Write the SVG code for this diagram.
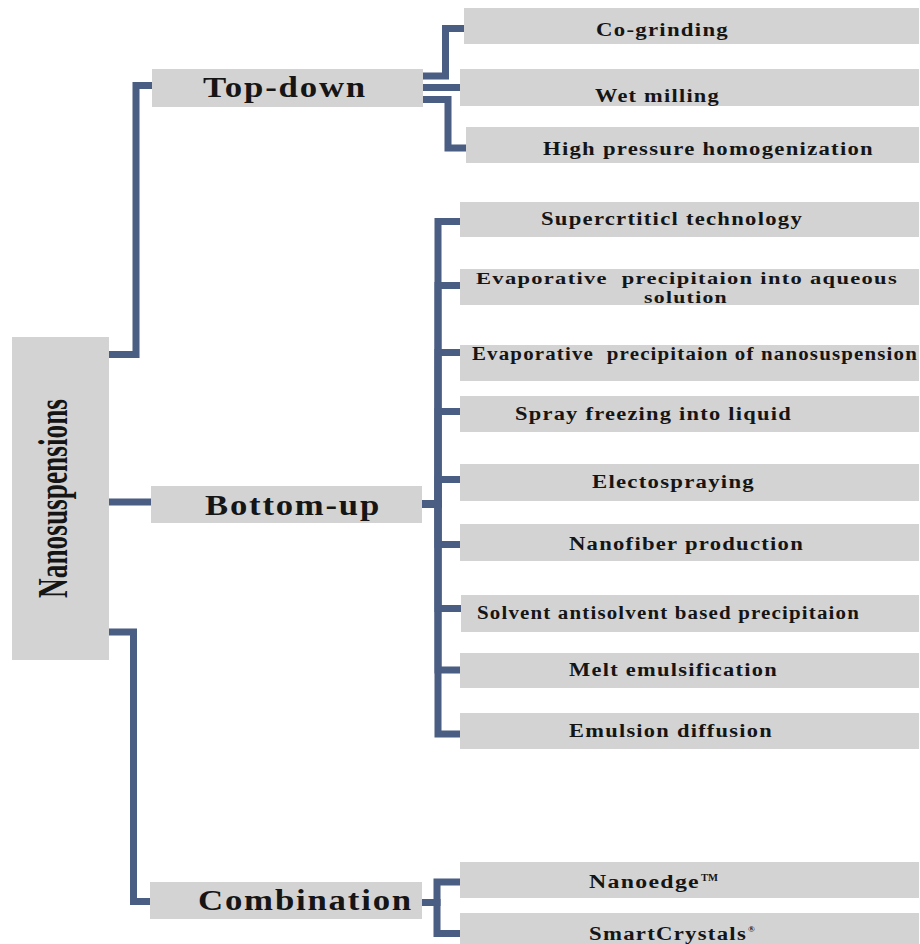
<svg xmlns="http://www.w3.org/2000/svg" width="920" height="944" viewBox="0 0 920 944">
<style>
.box{fill:#d3d3d3}
.conn{fill:none;stroke:#4a5d82;stroke-width:7;stroke-linejoin:miter;stroke-linecap:butt}
.t{font-family:"Liberation Serif","Times New Roman",serif;font-weight:bold;fill:#151515}
.l1{font-size:29px;letter-spacing:1.5px}
.lf{font-size:18px;letter-spacing:1px}
</style>
<rect width="920" height="944" fill="#ffffff"/>
<g id="connectors">
<path class="conn" d="M109,354.5 H136 V85.5 H152"/>
<path class="conn" d="M109,502 H151"/>
<path class="conn" d="M109,632 H133.5 V901.5 H150"/>
<path class="conn" d="M423,76 H445.5 V28.5 H464"/>
<path class="conn" d="M423,87.5 H460"/>
<path class="conn" d="M423,99.5 H448 V148 H466"/>
<path class="conn" d="M422,504 H438 V221.5 H460"/>
<path class="conn" d="M422,504 H438 V285.5 H460"/>
<path class="conn" d="M422,504 H438 V352.5 H460"/>
<path class="conn" d="M422,504 H438 V411.5 H460"/>
<path class="conn" d="M422,504 H438 V479.5 H460"/>
<path class="conn" d="M422,504 H438 V544.5 H460"/>
<path class="conn" d="M422,504 H438 V608.5 H461"/>
<path class="conn" d="M422,504 H438 V670 H460"/>
<path class="conn" d="M422,504 H438 V734 H460"/>
<path class="conn" d="M422,902.5 H437 V882 H460"/>
<path class="conn" d="M422,902.5 H437 V933.5 H460"/>
</g>
<g id="root">
<rect class="box" x="12" y="337" width="97" height="323"/>
<text class="t" font-size="42" text-anchor="middle" textLength="199" lengthAdjust="spacingAndGlyphs" transform="translate(67,498.5) rotate(-90)">Nanosuspensions</text>
</g>
<g id="top-down">
<rect class="box" x="152" y="69" width="271" height="38"/>
<text class="t l1" x="203" y="97" textLength="164" lengthAdjust="spacingAndGlyphs">Top-down</text>
</g>
<g id="bottom-up">
<rect class="box" x="151" y="486" width="271" height="37"/>
<text class="t l1" x="205" y="515" textLength="176" lengthAdjust="spacingAndGlyphs">Bottom-up</text>
</g>
<g id="combination">
<rect class="box" x="150" y="882" width="272" height="37"/>
<text class="t l1" x="198" y="910" textLength="215" lengthAdjust="spacingAndGlyphs">Combination</text>
</g>
<g id="co-grinding">
<rect class="box" x="464" y="8" width="455" height="36"/>
<text class="t lf" x="596" y="36" textLength="133" lengthAdjust="spacingAndGlyphs">Co-grinding</text>
</g>
<g id="wet-milling">
<rect class="box" x="460" y="69" width="459" height="37"/>
<text class="t lf" x="595" y="102" textLength="125" lengthAdjust="spacingAndGlyphs">Wet milling</text>
</g>
<g id="hph">
<rect class="box" x="466" y="127" width="453" height="36"/>
<text class="t lf" x="543" y="155" textLength="331" lengthAdjust="spacingAndGlyphs">High pressure homogenization</text>
</g>
<g id="supercritical">
<rect class="box" x="460" y="202" width="459" height="35"/>
<text class="t lf" x="541" y="225" textLength="262" lengthAdjust="spacingAndGlyphs">Supercrtiticl technology</text>
</g>
<g id="evap-aqueous">
<rect class="box" x="460" y="269" width="459" height="36"/>
<text class="t" font-size="17" letter-spacing="1" x="476" y="284" textLength="422" lengthAdjust="spacingAndGlyphs" xml:space="preserve">Evaporative  precipitaion into aqueous</text>
<text class="t" font-size="17" letter-spacing="1" x="644" y="303" textLength="84" lengthAdjust="spacingAndGlyphs">solution</text>
</g>
<g id="evap-nano">
<rect class="box" x="460" y="345" width="459" height="36"/>
<text class="t lf" x="472" y="360" textLength="446" lengthAdjust="spacingAndGlyphs" xml:space="preserve">Evaporative  precipitaion of nanosuspension</text>
</g>
<g id="spray-freezing">
<rect class="box" x="460" y="396" width="459" height="36"/>
<text class="t lf" x="515" y="420" textLength="277" lengthAdjust="spacingAndGlyphs">Spray freezing into liquid</text>
</g>
<g id="electospraying">
<rect class="box" x="460" y="464" width="459" height="37"/>
<text class="t lf" x="592" y="488" textLength="163" lengthAdjust="spacingAndGlyphs">Electospraying</text>
</g>
<g id="nanofiber">
<rect class="box" x="460" y="524" width="459" height="37"/>
<text class="t lf" x="569" y="550" textLength="235" lengthAdjust="spacingAndGlyphs">Nanofiber production</text>
</g>
<g id="solvent">
<rect class="box" x="461" y="595" width="458" height="37"/>
<text class="t lf" x="477" y="619" textLength="383" lengthAdjust="spacingAndGlyphs">Solvent antisolvent based precipitaion</text>
</g>
<g id="melt">
<rect class="box" x="460" y="653" width="459" height="35"/>
<text class="t lf" x="569" y="676" textLength="209" lengthAdjust="spacingAndGlyphs">Melt emulsification</text>
</g>
<g id="emulsion">
<rect class="box" x="460" y="713" width="459" height="36"/>
<text class="t lf" x="569" y="737" textLength="204" lengthAdjust="spacingAndGlyphs">Emulsion diffusion</text>
</g>
<g id="nanoedge">
<rect class="box" x="460" y="862" width="459" height="36"/>
<text class="t lf" x="589" y="888" textLength="111" lengthAdjust="spacingAndGlyphs">Nanoedge</text>
<text class="t" x="701" y="881" font-size="11" textLength="17" lengthAdjust="spacingAndGlyphs">TM</text>
</g>
<g id="smartcrystals">
<rect class="box" x="460" y="913" width="459" height="31"/>
<text class="t lf" x="589" y="940" textLength="158" lengthAdjust="spacingAndGlyphs">SmartCrystals</text>
<text class="t" x="748" y="932" font-size="9">®</text>
</g>
</svg>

◆ GIVEN EXERCISE: Omit every picture, then repeat the remaining data exactly as it appears above.

◆ FULL OUTPUT:
Write the SVG code for this diagram.
<svg xmlns="http://www.w3.org/2000/svg" width="920" height="944" viewBox="0 0 920 944">
<style>
.box{fill:#d3d3d3}
.conn{fill:none;stroke:#4a5d82;stroke-width:7;stroke-linejoin:miter;stroke-linecap:butt}
.t{font-family:"Liberation Serif","Times New Roman",serif;font-weight:bold;fill:#151515}
.l1{font-size:29px;letter-spacing:1.5px}
.lf{font-size:18px;letter-spacing:1px}
</style>
<rect width="920" height="944" fill="#ffffff"/>
<g id="connectors">
<path class="conn" d="M109,354.5 H136 V85.5 H152"/>
<path class="conn" d="M109,502 H151"/>
<path class="conn" d="M109,632 H133.5 V901.5 H150"/>
<path class="conn" d="M423,76 H445.5 V28.5 H464"/>
<path class="conn" d="M423,87.5 H460"/>
<path class="conn" d="M423,99.5 H448 V148 H466"/>
<path class="conn" d="M422,504 H438 V221.5 H460"/>
<path class="conn" d="M422,504 H438 V285.5 H460"/>
<path class="conn" d="M422,504 H438 V352.5 H460"/>
<path class="conn" d="M422,504 H438 V411.5 H460"/>
<path class="conn" d="M422,504 H438 V479.5 H460"/>
<path class="conn" d="M422,504 H438 V544.5 H460"/>
<path class="conn" d="M422,504 H438 V608.5 H461"/>
<path class="conn" d="M422,504 H438 V670 H460"/>
<path class="conn" d="M422,504 H438 V734 H460"/>
<path class="conn" d="M422,902.5 H437 V882 H460"/>
<path class="conn" d="M422,902.5 H437 V933.5 H460"/>
</g>
<g id="root">
<rect class="box" x="12" y="337" width="97" height="323"/>
<text class="t" font-size="42" text-anchor="middle" textLength="199" lengthAdjust="spacingAndGlyphs" transform="translate(67,498.5) rotate(-90)">Nanosuspensions</text>
</g>
<g id="top-down">
<rect class="box" x="152" y="69" width="271" height="38"/>
<text class="t l1" x="203" y="97" textLength="164" lengthAdjust="spacingAndGlyphs">Top-down</text>
</g>
<g id="bottom-up">
<rect class="box" x="151" y="486" width="271" height="37"/>
<text class="t l1" x="205" y="515" textLength="176" lengthAdjust="spacingAndGlyphs">Bottom-up</text>
</g>
<g id="combination">
<rect class="box" x="150" y="882" width="272" height="37"/>
<text class="t l1" x="198" y="910" textLength="215" lengthAdjust="spacingAndGlyphs">Combination</text>
</g>
<g id="co-grinding">
<rect class="box" x="464" y="8" width="455" height="36"/>
<text class="t lf" x="596" y="36" textLength="133" lengthAdjust="spacingAndGlyphs">Co-grinding</text>
</g>
<g id="wet-milling">
<rect class="box" x="460" y="69" width="459" height="37"/>
<text class="t lf" x="595" y="102" textLength="125" lengthAdjust="spacingAndGlyphs">Wet milling</text>
</g>
<g id="hph">
<rect class="box" x="466" y="127" width="453" height="36"/>
<text class="t lf" x="543" y="155" textLength="331" lengthAdjust="spacingAndGlyphs">High pressure homogenization</text>
</g>
<g id="supercritical">
<rect class="box" x="460" y="202" width="459" height="35"/>
<text class="t lf" x="541" y="225" textLength="262" lengthAdjust="spacingAndGlyphs">Supercrtiticl technology</text>
</g>
<g id="evap-aqueous">
<rect class="box" x="460" y="269" width="459" height="36"/>
<text class="t" font-size="17" letter-spacing="1" x="476" y="284" textLength="422" lengthAdjust="spacingAndGlyphs" xml:space="preserve">Evaporative  precipitaion into aqueous</text>
<text class="t" font-size="17" letter-spacing="1" x="644" y="303" textLength="84" lengthAdjust="spacingAndGlyphs">solution</text>
</g>
<g id="evap-nano">
<rect class="box" x="460" y="345" width="459" height="36"/>
<text class="t lf" x="472" y="360" textLength="446" lengthAdjust="spacingAndGlyphs" xml:space="preserve">Evaporative  precipitaion of nanosuspension</text>
</g>
<g id="spray-freezing">
<rect class="box" x="460" y="396" width="459" height="36"/>
<text class="t lf" x="515" y="420" textLength="277" lengthAdjust="spacingAndGlyphs">Spray freezing into liquid</text>
</g>
<g id="electospraying">
<rect class="box" x="460" y="464" width="459" height="37"/>
<text class="t lf" x="592" y="488" textLength="163" lengthAdjust="spacingAndGlyphs">Electospraying</text>
</g>
<g id="nanofiber">
<rect class="box" x="460" y="524" width="459" height="37"/>
<text class="t lf" x="569" y="550" textLength="235" lengthAdjust="spacingAndGlyphs">Nanofiber production</text>
</g>
<g id="solvent">
<rect class="box" x="461" y="595" width="458" height="37"/>
<text class="t lf" x="477" y="619" textLength="383" lengthAdjust="spacingAndGlyphs">Solvent antisolvent based precipitaion</text>
</g>
<g id="melt">
<rect class="box" x="460" y="653" width="459" height="35"/>
<text class="t lf" x="569" y="676" textLength="209" lengthAdjust="spacingAndGlyphs">Melt emulsification</text>
</g>
<g id="emulsion">
<rect class="box" x="460" y="713" width="459" height="36"/>
<text class="t lf" x="569" y="737" textLength="204" lengthAdjust="spacingAndGlyphs">Emulsion diffusion</text>
</g>
<g id="nanoedge">
<rect class="box" x="460" y="862" width="459" height="36"/>
<text class="t lf" x="589" y="888" textLength="111" lengthAdjust="spacingAndGlyphs">Nanoedge</text>
<text class="t" x="701" y="881" font-size="11" textLength="17" lengthAdjust="spacingAndGlyphs">TM</text>
</g>
<g id="smartcrystals">
<rect class="box" x="460" y="913" width="459" height="31"/>
<text class="t lf" x="589" y="940" textLength="158" lengthAdjust="spacingAndGlyphs">SmartCrystals</text>
<text class="t" x="748" y="932" font-size="9">®</text>
</g>
</svg>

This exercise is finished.